Thinking about succession in any family business is no easy task. Quite often there are difficult issues to be discussed, decisions to be made and professional fees to be incurred, all of which means that it slips to the bottom of the pile. If decisions are taken, they are sometimes left too late for them to be tax efficient, or they are made in a rushed and disjointed way, leaving room for ambiguity and misinterpretation.
Families are often very aware of the need to formulate a succession strategy, make a will, a lasting power of attorney, have a partnership agreement, make pre or post nuptial agreements or a family constitution. However, although the need for these is rarely questioned, it takes a lot more effort for most families to actually agree on a strategy and implement it.
It is easier to take sensible and logical decisions when the pressure is off. So, in an effort to persuade more families to do that, we take a look at the scenarios we commonly encounter.
If there isn’t clear communication within a family about what is going to happen to a farm or farming business on death or retirement, costly disputes can arise. A claim by one family member that they were promised the farm and they acted on that promise to their detriment is never easy to resolve. Communicating intentions and documenting those can narrow areas of dispute. It is also sensible to make sure that all the relevant documents are reviewed to make sure for example that wills, partnership agreements, and farm accounts are consistent with one another.
If a farm is an asset of the partnership, it belongs to the partnership and is dealt with under the terms of the partnership agreement (or Partnership Act 1890), rather than by the terms of someone’s will. This can often come as a surprise. Partners rarely understand that where something is found to be “an asset of the partnership” it is no longer theirs; it belongs to the partnership and the other partners have an interest in it.
Whether something is a partnership asset is a question of intent. However, it is often difficult to work out what the intention of one family member might have been decades earlier. If an asset appears on the partnership balance sheet it is particularly important to have a clear understanding of whether it should be there at all.
It is widely understood that a company is a separate legal entity, even though it may only have one director and shareholder. Hence anything purchased with company funds, belongs to the company and a person can only leave their shares in the company under the terms of their will.
While it may be tax efficient to purchase assets through a company, there are tax implications of taking property out of companies, or dividing the assets of a farming company between family members who wish to farm independently of one another. From a succession point of view, it is often important for the company articles (and potentially a shareholder agreement) to provide necessary protections which prevent shares passing to unintended beneficiaries on death.
There is still a considerable amount of land let on tenancies protected by the Agricultural Holdings Act 1986. This statute generally allows two successions to take place provided the tenancy was granted prior to 12 July 1984. Succession can occur on the death of the tenant, or by the tenant serving a retirement notice. It is often helpful for a landlord to know whether a tenancy carries succession rights. Tenants have the opportunity to give succession a trial run following the service of a retirement notice. The application can be withdrawn at any time prior to the final hearing. This is not an option that is open to an applicant who has applied following the death of the tenant. In those circumstances there is no second chance.

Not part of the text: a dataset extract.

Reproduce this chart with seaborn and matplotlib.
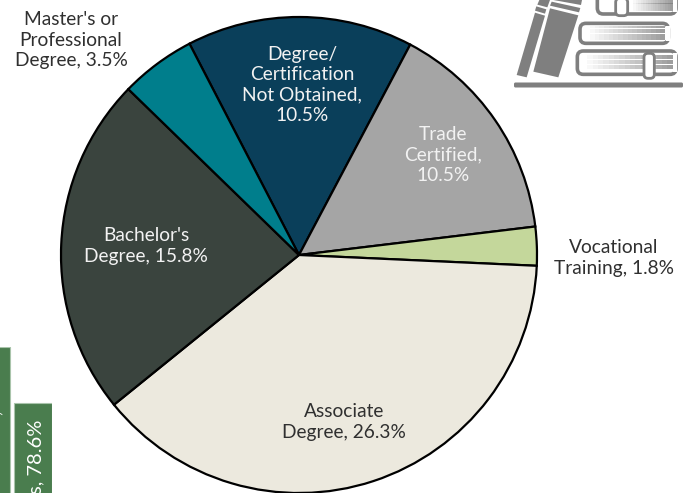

Tax is always a factor in deciding how to plan for the future but it is not the only factor, nor should it be the overriding factor. Taking advice early and planning for retirement and ultimate succession can often alleviate the tax burden. But also knowing what the tax might be, can make decisions easier.
The tax landscape for rural businesses continues to evolve, particularly as businesses diversify into new income streams (Natural Capital and BNG schemes are very much part of this conversation), and this has the potential to change the tax treatment of the underlying assets, which can have significant consequences for succession. In most cases, with careful and long-term planning, it is possible to navigate these issues tax efficiently whilst balancing the overall succession aims of the business and the wider family.
Partnership or company documentation should be reviewed regularly, and at the very least, upon the purchase of new land or significant assets or the introduction of new partners. A partnership agreement or company articles drafted long ago and buried in the farm desk are unlikely to be appropriate to a multi-generational 21st century farming business. The best protection is to ensure that up to date written agreements are in place.
Even those business that do have such agreements in place should dust them off and review them regularly against the accounts, wills and any arrangements put in place for tax purposes. There is huge value for the business and the family in getting this right. All too often clients do not realise that until a dispute arises.